On 28 February 2022, the five activists started a hunger strike to demand their release or the start of their trial. Mohamed Tadjadit, Malik Riahi, Souheib Debbaghi were subsequently kicked, slapped, and beaten in prison to dissuade them from continuing their hunger strike, according to one of their lawyers, who asked not to be named. The prison administration then transferred all five men from Al Harrach prison to Al Bouira prison at 4 am without showing them or their lawyers a transfer order from the public prosecutor and without notifying their lawyers or families. All five stopped their hunger strikes at different times during the third week of the strike, as their demand for the beginning of the trial was finally met and a date was announced.


As a state party to the UN Convention against Torture, Algeria is legally obliged to promptly and impartially investigate all complaints and reports of torture. The UN Committee against Torture, the expert body charged with overseeing the Convention’s implementation, has emphasized that states must protect victims of torture as well as witnesses and others who intervene on their behalf against intimidation and retaliation at all times.


Background

The Hirak is a peaceful protest movement that started in February 2019 calling for radical political change in Algeria.

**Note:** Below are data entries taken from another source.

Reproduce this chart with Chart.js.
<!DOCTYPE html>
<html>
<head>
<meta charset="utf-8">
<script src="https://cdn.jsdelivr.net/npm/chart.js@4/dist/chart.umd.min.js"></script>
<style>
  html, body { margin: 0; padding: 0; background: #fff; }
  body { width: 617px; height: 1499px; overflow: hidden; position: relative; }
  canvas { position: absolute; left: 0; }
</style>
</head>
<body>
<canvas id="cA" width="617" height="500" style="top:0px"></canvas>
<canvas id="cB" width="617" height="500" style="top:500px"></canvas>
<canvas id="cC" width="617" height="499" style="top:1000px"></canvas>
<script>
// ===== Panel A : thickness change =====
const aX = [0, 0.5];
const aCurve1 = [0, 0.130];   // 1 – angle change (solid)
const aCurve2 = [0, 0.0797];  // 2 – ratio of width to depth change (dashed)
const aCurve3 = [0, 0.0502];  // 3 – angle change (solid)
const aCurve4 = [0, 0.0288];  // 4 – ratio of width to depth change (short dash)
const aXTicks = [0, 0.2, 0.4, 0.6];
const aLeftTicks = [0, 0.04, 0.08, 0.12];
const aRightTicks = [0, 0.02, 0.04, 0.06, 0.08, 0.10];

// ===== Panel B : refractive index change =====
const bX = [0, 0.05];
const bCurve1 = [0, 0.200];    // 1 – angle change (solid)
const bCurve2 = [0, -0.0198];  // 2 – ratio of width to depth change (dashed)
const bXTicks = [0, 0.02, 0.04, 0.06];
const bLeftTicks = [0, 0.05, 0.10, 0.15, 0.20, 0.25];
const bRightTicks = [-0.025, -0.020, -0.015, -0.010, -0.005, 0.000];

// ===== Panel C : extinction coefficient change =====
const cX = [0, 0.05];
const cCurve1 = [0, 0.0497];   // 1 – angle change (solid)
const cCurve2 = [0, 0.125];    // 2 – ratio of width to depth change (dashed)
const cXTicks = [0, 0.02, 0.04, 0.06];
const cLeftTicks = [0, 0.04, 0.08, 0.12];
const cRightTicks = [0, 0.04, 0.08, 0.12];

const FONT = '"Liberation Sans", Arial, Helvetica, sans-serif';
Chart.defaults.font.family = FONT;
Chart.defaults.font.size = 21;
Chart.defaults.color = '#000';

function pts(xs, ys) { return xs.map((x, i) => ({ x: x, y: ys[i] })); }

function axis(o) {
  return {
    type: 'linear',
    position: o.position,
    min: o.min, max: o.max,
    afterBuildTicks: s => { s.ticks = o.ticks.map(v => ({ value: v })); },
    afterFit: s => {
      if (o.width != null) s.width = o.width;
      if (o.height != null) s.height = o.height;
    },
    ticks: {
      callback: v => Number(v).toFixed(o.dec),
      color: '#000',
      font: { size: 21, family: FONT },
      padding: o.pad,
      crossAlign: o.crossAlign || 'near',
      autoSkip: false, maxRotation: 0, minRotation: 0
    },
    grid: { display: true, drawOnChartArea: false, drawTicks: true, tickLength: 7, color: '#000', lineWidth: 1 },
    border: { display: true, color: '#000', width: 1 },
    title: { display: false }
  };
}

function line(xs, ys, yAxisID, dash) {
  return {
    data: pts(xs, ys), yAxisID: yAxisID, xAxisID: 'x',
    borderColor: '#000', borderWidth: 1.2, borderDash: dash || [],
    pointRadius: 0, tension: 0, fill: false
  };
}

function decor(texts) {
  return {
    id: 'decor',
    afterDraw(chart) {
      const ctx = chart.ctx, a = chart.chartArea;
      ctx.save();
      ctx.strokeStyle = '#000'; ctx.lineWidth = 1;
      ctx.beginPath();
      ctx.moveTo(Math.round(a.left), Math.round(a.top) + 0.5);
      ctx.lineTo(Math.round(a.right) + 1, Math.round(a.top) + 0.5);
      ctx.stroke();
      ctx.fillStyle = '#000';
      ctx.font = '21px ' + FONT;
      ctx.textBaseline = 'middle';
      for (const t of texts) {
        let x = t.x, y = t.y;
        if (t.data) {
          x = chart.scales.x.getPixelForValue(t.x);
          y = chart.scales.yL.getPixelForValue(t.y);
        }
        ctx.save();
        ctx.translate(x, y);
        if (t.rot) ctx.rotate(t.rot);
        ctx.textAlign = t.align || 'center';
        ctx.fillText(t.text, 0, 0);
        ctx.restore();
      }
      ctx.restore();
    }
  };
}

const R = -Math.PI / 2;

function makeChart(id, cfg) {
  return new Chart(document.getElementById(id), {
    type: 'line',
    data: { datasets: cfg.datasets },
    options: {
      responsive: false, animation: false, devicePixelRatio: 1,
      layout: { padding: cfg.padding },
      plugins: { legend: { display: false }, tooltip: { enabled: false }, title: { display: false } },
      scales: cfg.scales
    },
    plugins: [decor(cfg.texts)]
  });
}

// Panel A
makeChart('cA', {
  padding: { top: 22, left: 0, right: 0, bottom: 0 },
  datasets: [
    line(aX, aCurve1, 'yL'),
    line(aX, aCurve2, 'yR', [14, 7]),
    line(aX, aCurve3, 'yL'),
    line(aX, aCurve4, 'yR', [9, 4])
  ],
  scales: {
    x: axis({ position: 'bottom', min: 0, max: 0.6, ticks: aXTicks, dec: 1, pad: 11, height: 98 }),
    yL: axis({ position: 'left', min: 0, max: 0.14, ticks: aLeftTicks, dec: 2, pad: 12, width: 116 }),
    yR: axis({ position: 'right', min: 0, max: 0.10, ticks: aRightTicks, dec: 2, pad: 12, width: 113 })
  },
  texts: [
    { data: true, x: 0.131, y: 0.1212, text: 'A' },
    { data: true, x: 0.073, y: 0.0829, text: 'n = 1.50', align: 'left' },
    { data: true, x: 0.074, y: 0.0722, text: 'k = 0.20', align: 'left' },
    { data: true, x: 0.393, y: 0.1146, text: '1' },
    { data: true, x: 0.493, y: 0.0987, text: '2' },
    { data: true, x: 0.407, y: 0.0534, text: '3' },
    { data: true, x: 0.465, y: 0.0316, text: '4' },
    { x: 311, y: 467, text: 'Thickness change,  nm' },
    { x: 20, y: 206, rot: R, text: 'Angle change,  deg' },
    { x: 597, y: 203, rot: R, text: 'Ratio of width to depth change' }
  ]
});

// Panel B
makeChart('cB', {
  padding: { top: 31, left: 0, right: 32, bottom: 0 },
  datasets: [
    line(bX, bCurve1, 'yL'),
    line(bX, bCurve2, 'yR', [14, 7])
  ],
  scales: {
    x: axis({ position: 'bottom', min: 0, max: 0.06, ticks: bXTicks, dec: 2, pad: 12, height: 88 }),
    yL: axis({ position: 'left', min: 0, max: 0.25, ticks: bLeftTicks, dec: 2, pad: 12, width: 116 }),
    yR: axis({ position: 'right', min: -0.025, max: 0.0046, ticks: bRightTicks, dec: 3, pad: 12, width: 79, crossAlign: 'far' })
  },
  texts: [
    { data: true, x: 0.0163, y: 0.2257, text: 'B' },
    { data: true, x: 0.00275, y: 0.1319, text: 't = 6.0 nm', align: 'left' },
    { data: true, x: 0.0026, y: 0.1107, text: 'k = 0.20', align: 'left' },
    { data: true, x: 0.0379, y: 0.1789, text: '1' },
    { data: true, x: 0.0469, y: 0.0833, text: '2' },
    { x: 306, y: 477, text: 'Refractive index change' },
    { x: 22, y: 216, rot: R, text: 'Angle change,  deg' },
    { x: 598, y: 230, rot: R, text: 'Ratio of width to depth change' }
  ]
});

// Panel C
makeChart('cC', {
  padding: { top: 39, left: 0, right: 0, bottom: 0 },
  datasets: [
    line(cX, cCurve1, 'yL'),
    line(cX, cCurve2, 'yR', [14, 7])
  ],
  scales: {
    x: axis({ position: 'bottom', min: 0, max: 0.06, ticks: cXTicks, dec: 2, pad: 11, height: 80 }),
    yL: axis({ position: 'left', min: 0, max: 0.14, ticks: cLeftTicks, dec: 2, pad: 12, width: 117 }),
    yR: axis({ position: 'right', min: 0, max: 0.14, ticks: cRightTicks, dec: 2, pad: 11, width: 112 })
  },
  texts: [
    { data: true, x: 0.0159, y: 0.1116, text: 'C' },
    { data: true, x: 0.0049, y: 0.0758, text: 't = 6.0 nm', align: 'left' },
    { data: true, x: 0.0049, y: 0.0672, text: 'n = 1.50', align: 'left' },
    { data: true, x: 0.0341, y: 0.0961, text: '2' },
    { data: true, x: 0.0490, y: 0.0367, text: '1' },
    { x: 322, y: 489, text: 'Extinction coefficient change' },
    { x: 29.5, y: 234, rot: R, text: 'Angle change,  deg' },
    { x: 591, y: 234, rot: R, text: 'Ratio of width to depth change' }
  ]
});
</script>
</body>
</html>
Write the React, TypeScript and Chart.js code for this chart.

The five activists face a trial under charges of insulting a public servant, defaming the judiciary, “publishing fake news”, “corruption of a minor”, incitement of a minor to debauchery under articles 144, 146, 196 bis, 326, and 342 of the penal code, as well as “undermining the private life of a child by publishing a picture that may harm the child”,  and “exploitation of a minor through the means of communication in immoral matters” under articles 140 and 141 of the law on the protection of minors. They are also accused of possession of drugs under law 04-18 of 2004 on drugs.

Mohamed Tadjadit, nicknamed “the poet of the Hirak” for his poems and speeches during the Hirak gatherings, was previously sentenced to 18 months in prison under the charge of ‘undermining national unity’ for his participation in peaceful protests. He spent several months in detention before his release in January 2020.

On 16 March 2022, Malik Riahi was tried separately in relation to the case of whistleblower Mohamed Abdellah on charge of “displaying to the public publications that prejudice the national interest”, which could get him three years in prison. His trial is still ongoing.